• AVAILABLE RECORDS

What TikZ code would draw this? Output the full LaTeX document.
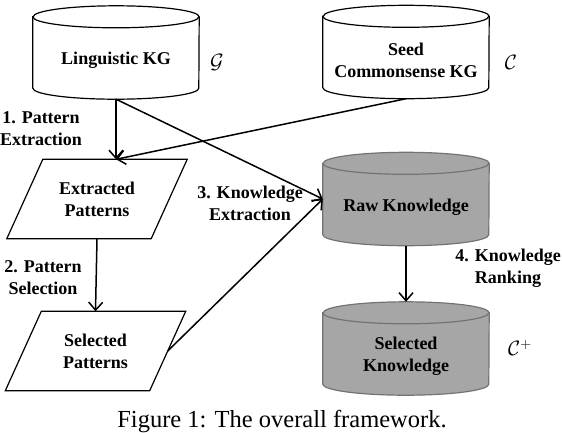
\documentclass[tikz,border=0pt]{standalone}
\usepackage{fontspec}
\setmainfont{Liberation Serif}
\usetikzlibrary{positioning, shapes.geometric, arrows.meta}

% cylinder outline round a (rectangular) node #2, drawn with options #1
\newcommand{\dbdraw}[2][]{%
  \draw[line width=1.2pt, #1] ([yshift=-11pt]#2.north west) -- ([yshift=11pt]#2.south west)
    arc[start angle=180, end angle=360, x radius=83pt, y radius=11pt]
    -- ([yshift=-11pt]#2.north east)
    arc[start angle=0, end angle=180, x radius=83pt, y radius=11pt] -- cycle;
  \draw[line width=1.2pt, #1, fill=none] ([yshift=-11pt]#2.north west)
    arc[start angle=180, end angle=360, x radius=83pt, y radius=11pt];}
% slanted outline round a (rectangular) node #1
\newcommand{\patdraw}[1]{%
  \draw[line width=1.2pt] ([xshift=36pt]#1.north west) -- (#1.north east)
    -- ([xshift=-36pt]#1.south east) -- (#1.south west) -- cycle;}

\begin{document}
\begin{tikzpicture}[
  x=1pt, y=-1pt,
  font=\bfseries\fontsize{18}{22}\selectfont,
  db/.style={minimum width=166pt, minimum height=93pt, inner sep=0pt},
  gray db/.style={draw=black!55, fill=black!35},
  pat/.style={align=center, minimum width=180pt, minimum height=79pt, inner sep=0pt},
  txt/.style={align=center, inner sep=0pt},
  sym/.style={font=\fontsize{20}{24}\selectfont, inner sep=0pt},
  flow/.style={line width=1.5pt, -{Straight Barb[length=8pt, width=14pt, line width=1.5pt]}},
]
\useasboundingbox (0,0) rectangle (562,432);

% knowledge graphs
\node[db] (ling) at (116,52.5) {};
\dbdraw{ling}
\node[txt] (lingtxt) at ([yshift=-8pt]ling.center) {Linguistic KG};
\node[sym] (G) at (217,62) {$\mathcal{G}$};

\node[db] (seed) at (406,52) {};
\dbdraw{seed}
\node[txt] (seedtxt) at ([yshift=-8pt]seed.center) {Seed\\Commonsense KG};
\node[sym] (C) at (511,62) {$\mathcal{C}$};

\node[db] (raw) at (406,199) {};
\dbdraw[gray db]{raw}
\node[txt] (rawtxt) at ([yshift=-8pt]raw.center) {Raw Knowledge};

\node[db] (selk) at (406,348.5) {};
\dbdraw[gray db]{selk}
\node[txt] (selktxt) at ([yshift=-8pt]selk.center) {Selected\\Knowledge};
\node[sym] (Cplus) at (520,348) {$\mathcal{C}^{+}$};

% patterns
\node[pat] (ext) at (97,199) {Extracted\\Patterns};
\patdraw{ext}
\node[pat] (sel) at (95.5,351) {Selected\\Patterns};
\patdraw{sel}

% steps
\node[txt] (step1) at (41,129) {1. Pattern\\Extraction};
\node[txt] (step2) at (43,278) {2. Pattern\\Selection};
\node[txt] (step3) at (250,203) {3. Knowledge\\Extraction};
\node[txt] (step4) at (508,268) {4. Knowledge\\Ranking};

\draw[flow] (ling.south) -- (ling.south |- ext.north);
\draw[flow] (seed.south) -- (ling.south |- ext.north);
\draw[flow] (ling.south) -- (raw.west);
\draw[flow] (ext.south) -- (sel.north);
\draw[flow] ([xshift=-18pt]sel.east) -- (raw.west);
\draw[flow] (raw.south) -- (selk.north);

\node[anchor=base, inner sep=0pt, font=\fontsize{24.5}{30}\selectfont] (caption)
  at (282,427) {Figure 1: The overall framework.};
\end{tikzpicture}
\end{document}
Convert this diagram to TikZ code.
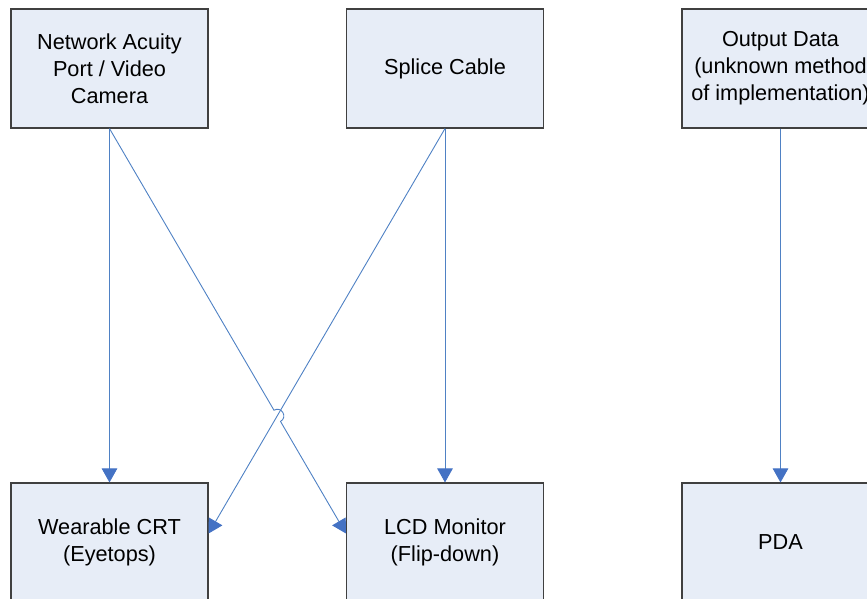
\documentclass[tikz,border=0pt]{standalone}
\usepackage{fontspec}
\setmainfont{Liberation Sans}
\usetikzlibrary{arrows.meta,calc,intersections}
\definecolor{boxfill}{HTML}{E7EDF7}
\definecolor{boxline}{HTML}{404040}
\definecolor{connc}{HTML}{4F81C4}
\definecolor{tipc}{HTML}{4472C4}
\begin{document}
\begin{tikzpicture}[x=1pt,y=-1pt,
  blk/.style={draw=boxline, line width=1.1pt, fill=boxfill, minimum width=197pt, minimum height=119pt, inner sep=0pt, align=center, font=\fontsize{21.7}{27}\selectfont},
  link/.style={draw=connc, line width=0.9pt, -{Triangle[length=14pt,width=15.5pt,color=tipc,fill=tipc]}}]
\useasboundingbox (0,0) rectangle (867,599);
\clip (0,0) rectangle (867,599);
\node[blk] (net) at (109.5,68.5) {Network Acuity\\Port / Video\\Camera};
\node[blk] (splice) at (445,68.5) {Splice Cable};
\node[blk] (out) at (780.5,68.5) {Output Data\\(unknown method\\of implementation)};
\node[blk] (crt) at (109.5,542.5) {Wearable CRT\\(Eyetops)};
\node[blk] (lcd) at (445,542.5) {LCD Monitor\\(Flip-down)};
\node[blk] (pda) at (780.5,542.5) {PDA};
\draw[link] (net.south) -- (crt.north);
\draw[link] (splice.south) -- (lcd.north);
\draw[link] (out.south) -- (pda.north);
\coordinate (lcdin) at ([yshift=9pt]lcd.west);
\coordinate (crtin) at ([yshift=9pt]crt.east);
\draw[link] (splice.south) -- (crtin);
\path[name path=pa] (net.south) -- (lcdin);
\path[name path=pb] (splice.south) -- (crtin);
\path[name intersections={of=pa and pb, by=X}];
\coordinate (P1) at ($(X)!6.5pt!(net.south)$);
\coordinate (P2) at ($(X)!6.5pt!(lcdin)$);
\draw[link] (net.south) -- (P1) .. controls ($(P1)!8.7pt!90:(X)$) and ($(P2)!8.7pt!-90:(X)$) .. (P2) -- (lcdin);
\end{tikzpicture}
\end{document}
==
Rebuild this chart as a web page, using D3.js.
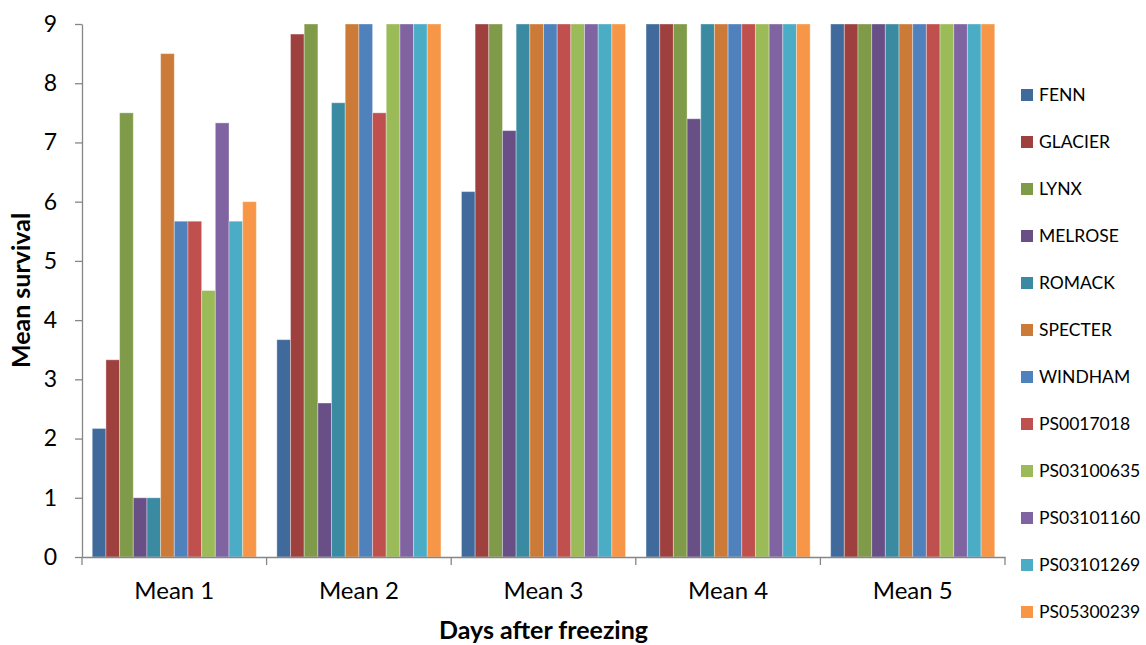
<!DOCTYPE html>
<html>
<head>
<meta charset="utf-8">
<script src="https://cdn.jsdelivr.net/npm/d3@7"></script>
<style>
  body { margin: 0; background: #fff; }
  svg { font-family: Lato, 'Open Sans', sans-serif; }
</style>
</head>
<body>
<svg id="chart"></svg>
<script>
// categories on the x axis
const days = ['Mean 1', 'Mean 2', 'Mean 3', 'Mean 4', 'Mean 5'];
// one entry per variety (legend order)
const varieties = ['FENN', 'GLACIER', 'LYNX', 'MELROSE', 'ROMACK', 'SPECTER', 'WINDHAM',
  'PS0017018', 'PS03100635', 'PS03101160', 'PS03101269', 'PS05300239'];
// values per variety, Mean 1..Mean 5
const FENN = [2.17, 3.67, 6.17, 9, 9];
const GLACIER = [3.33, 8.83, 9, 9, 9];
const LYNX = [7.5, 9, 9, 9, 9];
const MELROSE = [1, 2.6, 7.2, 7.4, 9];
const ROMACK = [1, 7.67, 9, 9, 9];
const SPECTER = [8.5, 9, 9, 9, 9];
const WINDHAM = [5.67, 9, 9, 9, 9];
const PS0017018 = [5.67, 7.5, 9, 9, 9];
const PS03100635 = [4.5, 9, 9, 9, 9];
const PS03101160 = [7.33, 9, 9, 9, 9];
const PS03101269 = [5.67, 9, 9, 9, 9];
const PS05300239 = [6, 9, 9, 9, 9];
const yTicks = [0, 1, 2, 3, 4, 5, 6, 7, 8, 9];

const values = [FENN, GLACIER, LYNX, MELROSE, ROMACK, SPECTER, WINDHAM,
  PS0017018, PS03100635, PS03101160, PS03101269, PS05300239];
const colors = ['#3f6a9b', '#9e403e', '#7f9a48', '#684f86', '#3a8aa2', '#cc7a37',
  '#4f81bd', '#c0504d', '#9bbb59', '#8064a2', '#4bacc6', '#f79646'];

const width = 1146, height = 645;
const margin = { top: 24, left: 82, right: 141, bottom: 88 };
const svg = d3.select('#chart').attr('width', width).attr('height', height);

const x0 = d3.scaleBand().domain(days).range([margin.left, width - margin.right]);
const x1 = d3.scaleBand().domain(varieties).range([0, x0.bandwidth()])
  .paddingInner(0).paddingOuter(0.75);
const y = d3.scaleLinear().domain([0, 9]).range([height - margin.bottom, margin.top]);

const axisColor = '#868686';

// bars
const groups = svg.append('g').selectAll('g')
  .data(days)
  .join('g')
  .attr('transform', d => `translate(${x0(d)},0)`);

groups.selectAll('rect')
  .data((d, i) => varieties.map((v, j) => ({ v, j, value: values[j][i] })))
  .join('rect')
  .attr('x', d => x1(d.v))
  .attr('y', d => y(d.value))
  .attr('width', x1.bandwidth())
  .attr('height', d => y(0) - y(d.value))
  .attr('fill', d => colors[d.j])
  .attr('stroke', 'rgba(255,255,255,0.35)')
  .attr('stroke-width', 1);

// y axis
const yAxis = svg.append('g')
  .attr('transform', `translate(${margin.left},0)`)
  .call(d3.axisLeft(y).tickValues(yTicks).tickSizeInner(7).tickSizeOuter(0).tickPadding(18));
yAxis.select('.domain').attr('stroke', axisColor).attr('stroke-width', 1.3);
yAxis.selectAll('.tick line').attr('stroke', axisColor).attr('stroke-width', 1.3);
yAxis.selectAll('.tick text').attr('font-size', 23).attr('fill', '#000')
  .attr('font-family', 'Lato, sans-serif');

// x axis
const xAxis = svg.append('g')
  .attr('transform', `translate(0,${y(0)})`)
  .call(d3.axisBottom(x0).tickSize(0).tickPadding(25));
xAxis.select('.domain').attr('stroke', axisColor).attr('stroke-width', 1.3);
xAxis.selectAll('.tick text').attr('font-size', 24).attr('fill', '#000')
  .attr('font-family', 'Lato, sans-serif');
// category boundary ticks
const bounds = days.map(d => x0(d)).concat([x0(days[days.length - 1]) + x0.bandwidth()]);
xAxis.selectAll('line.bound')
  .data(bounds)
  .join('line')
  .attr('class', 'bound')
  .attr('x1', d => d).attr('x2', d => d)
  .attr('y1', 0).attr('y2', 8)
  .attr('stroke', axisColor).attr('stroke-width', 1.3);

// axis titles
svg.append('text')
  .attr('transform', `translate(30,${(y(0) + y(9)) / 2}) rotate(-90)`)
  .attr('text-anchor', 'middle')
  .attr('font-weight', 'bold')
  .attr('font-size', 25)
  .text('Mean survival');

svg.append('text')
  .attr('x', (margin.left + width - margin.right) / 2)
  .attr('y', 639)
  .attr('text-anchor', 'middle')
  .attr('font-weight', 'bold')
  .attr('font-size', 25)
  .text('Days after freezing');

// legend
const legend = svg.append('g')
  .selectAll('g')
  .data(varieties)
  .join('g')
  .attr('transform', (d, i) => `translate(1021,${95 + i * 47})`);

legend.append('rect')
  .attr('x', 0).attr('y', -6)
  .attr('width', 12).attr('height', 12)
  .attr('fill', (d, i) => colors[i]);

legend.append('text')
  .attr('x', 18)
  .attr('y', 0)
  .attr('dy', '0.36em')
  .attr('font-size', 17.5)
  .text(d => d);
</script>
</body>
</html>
--
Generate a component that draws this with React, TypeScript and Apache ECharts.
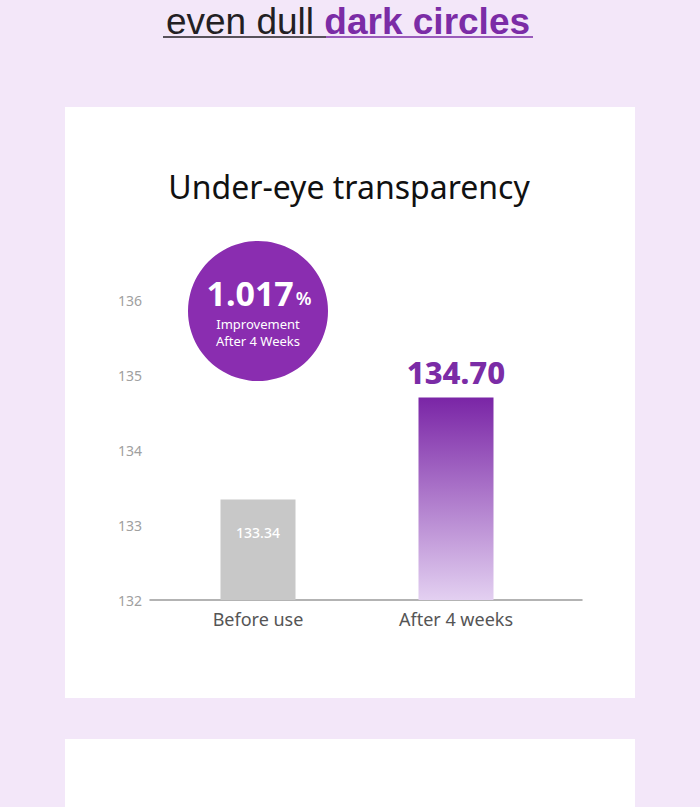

• GIVEN REQUEST
Working from the material above, state how many lines contain "with"; give only the number.

• TASK ANSWER
2